#### [SUPPLIED DATA]
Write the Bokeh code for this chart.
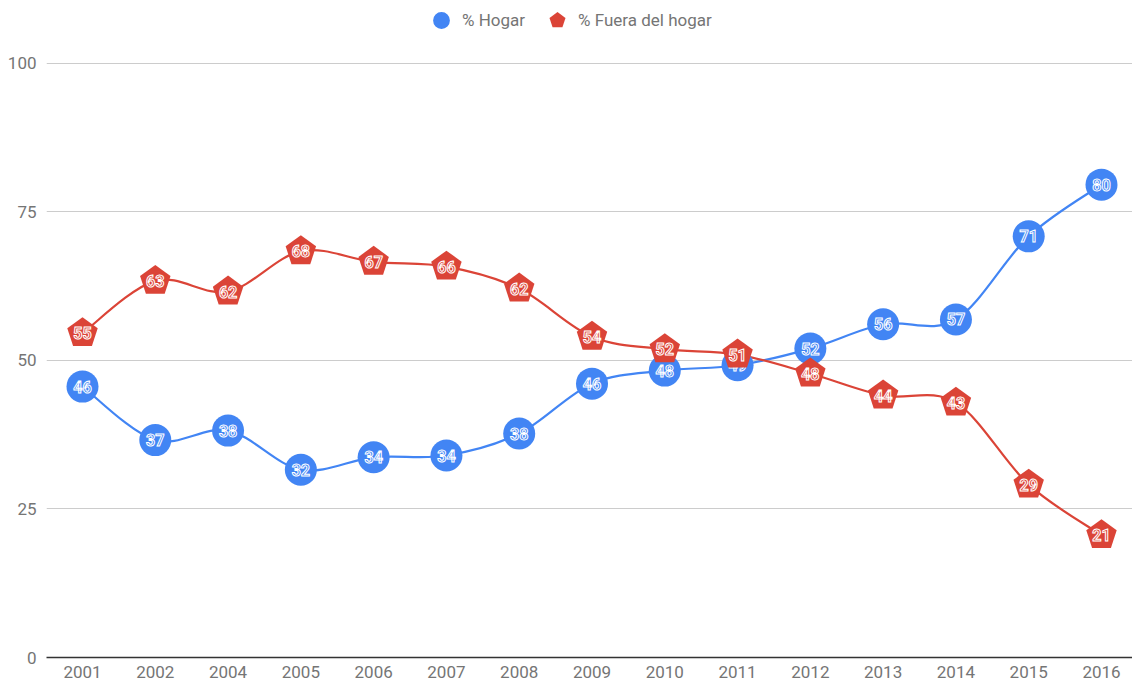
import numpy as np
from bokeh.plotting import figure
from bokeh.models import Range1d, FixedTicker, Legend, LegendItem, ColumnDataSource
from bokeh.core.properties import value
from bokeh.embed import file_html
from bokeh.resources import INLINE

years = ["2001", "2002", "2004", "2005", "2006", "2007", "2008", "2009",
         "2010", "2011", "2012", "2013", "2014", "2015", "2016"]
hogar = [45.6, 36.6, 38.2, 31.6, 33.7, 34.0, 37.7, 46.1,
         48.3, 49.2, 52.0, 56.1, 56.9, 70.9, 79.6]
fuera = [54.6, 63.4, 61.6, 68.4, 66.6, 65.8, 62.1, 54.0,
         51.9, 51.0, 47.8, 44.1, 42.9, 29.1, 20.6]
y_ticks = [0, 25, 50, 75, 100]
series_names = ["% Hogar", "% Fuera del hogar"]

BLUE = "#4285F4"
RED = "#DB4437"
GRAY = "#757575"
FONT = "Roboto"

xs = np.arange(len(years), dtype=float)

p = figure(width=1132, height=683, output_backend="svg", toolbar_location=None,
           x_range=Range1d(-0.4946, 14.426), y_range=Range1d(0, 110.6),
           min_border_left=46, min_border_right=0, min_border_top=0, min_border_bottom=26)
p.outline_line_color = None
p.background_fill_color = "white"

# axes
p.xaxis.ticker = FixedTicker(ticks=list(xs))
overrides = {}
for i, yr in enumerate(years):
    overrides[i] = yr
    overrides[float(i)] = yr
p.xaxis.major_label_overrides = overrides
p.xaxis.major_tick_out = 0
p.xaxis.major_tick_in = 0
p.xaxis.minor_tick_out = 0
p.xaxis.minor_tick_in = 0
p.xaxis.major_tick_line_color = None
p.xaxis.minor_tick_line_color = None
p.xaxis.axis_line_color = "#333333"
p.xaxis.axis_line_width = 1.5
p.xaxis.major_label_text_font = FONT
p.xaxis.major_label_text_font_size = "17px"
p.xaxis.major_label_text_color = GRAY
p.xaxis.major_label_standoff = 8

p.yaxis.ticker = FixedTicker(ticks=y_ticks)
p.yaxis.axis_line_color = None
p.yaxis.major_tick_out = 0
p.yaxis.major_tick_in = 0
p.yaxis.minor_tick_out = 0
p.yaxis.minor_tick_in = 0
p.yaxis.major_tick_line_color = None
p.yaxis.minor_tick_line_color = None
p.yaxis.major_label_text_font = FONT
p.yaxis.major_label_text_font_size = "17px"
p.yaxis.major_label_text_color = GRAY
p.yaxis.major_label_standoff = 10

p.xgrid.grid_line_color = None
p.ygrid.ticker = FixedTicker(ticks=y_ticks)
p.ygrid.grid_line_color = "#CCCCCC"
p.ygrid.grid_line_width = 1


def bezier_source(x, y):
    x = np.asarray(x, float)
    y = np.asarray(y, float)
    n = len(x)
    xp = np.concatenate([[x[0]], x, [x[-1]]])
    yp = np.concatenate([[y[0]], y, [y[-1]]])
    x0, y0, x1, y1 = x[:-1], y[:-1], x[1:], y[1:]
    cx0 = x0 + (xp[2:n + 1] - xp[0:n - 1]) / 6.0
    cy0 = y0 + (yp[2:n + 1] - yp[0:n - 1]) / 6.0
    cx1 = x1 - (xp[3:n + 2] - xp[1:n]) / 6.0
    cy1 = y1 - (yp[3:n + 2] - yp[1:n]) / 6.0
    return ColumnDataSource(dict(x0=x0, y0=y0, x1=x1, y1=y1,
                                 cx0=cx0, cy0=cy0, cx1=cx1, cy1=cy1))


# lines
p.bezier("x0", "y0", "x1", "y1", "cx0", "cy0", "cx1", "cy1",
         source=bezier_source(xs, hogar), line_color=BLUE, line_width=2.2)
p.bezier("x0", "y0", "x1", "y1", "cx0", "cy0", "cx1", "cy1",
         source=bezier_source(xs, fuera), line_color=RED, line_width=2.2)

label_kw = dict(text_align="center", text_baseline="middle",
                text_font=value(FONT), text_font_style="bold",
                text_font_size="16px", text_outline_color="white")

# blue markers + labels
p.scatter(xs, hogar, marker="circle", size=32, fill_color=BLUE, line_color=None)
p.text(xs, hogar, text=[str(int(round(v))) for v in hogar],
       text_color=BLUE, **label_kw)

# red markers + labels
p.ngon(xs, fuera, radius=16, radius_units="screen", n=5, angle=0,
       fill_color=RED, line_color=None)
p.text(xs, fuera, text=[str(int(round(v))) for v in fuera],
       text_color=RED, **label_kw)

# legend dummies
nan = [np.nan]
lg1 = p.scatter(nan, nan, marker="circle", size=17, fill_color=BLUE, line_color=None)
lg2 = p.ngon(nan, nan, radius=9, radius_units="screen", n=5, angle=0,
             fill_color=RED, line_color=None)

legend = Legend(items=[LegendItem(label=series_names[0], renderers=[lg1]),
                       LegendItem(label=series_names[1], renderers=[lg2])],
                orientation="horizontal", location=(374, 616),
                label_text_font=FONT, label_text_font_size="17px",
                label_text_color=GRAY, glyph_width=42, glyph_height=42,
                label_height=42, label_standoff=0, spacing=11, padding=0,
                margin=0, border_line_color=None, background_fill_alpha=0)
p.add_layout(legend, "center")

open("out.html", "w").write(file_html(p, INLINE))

#### [THE REQUEST]
Set down all the data again exactly as above, pictures excluded.

#### [FULL OUTPUT]
Write the Bokeh code for this chart.
import numpy as np
from bokeh.plotting import figure
from bokeh.models import Range1d, FixedTicker, Legend, LegendItem, ColumnDataSource
from bokeh.core.properties import value
from bokeh.embed import file_html
from bokeh.resources import INLINE

years = ["2001", "2002", "2004", "2005", "2006", "2007", "2008", "2009",
         "2010", "2011", "2012", "2013", "2014", "2015", "2016"]
hogar = [45.6, 36.6, 38.2, 31.6, 33.7, 34.0, 37.7, 46.1,
         48.3, 49.2, 52.0, 56.1, 56.9, 70.9, 79.6]
fuera = [54.6, 63.4, 61.6, 68.4, 66.6, 65.8, 62.1, 54.0,
         51.9, 51.0, 47.8, 44.1, 42.9, 29.1, 20.6]
y_ticks = [0, 25, 50, 75, 100]
series_names = ["% Hogar", "% Fuera del hogar"]

BLUE = "#4285F4"
RED = "#DB4437"
GRAY = "#757575"
FONT = "Roboto"

xs = np.arange(len(years), dtype=float)

p = figure(width=1132, height=683, output_backend="svg", toolbar_location=None,
           x_range=Range1d(-0.4946, 14.426), y_range=Range1d(0, 110.6),
           min_border_left=46, min_border_right=0, min_border_top=0, min_border_bottom=26)
p.outline_line_color = None
p.background_fill_color = "white"

# axes
p.xaxis.ticker = FixedTicker(ticks=list(xs))
overrides = {}
for i, yr in enumerate(years):
    overrides[i] = yr
    overrides[float(i)] = yr
p.xaxis.major_label_overrides = overrides
p.xaxis.major_tick_out = 0
p.xaxis.major_tick_in = 0
p.xaxis.minor_tick_out = 0
p.xaxis.minor_tick_in = 0
p.xaxis.major_tick_line_color = None
p.xaxis.minor_tick_line_color = None
p.xaxis.axis_line_color = "#333333"
p.xaxis.axis_line_width = 1.5
p.xaxis.major_label_text_font = FONT
p.xaxis.major_label_text_font_size = "17px"
p.xaxis.major_label_text_color = GRAY
p.xaxis.major_label_standoff = 8

p.yaxis.ticker = FixedTicker(ticks=y_ticks)
p.yaxis.axis_line_color = None
p.yaxis.major_tick_out = 0
p.yaxis.major_tick_in = 0
p.yaxis.minor_tick_out = 0
p.yaxis.minor_tick_in = 0
p.yaxis.major_tick_line_color = None
p.yaxis.minor_tick_line_color = None
p.yaxis.major_label_text_font = FONT
p.yaxis.major_label_text_font_size = "17px"
p.yaxis.major_label_text_color = GRAY
p.yaxis.major_label_standoff = 10

p.xgrid.grid_line_color = None
p.ygrid.ticker = FixedTicker(ticks=y_ticks)
p.ygrid.grid_line_color = "#CCCCCC"
p.ygrid.grid_line_width = 1


def bezier_source(x, y):
    x = np.asarray(x, float)
    y = np.asarray(y, float)
    n = len(x)
    xp = np.concatenate([[x[0]], x, [x[-1]]])
    yp = np.concatenate([[y[0]], y, [y[-1]]])
    x0, y0, x1, y1 = x[:-1], y[:-1], x[1:], y[1:]
    cx0 = x0 + (xp[2:n + 1] - xp[0:n - 1]) / 6.0
    cy0 = y0 + (yp[2:n + 1] - yp[0:n - 1]) / 6.0
    cx1 = x1 - (xp[3:n + 2] - xp[1:n]) / 6.0
    cy1 = y1 - (yp[3:n + 2] - yp[1:n]) / 6.0
    return ColumnDataSource(dict(x0=x0, y0=y0, x1=x1, y1=y1,
                                 cx0=cx0, cy0=cy0, cx1=cx1, cy1=cy1))


# lines
p.bezier("x0", "y0", "x1", "y1", "cx0", "cy0", "cx1", "cy1",
         source=bezier_source(xs, hogar), line_color=BLUE, line_width=2.2)
p.bezier("x0", "y0", "x1", "y1", "cx0", "cy0", "cx1", "cy1",
         source=bezier_source(xs, fuera), line_color=RED, line_width=2.2)

label_kw = dict(text_align="center", text_baseline="middle",
                text_font=value(FONT), text_font_style="bold",
                text_font_size="16px", text_outline_color="white")

# blue markers + labels
p.scatter(xs, hogar, marker="circle", size=32, fill_color=BLUE, line_color=None)
p.text(xs, hogar, text=[str(int(round(v))) for v in hogar],
       text_color=BLUE, **label_kw)

# red markers + labels
p.ngon(xs, fuera, radius=16, radius_units="screen", n=5, angle=0,
       fill_color=RED, line_color=None)
p.text(xs, fuera, text=[str(int(round(v))) for v in fuera],
       text_color=RED, **label_kw)

# legend dummies
nan = [np.nan]
lg1 = p.scatter(nan, nan, marker="circle", size=17, fill_color=BLUE, line_color=None)
lg2 = p.ngon(nan, nan, radius=9, radius_units="screen", n=5, angle=0,
             fill_color=RED, line_color=None)

legend = Legend(items=[LegendItem(label=series_names[0], renderers=[lg1]),
                       LegendItem(label=series_names[1], renderers=[lg2])],
                orientation="horizontal", location=(374, 616),
                label_text_font=FONT, label_text_font_size="17px",
                label_text_color=GRAY, glyph_width=42, glyph_height=42,
                label_height=42, label_standoff=0, spacing=11, padding=0,
                margin=0, border_line_color=None, background_fill_alpha=0)
p.add_layout(legend, "center")

open("out.html", "w").write(file_html(p, INLINE))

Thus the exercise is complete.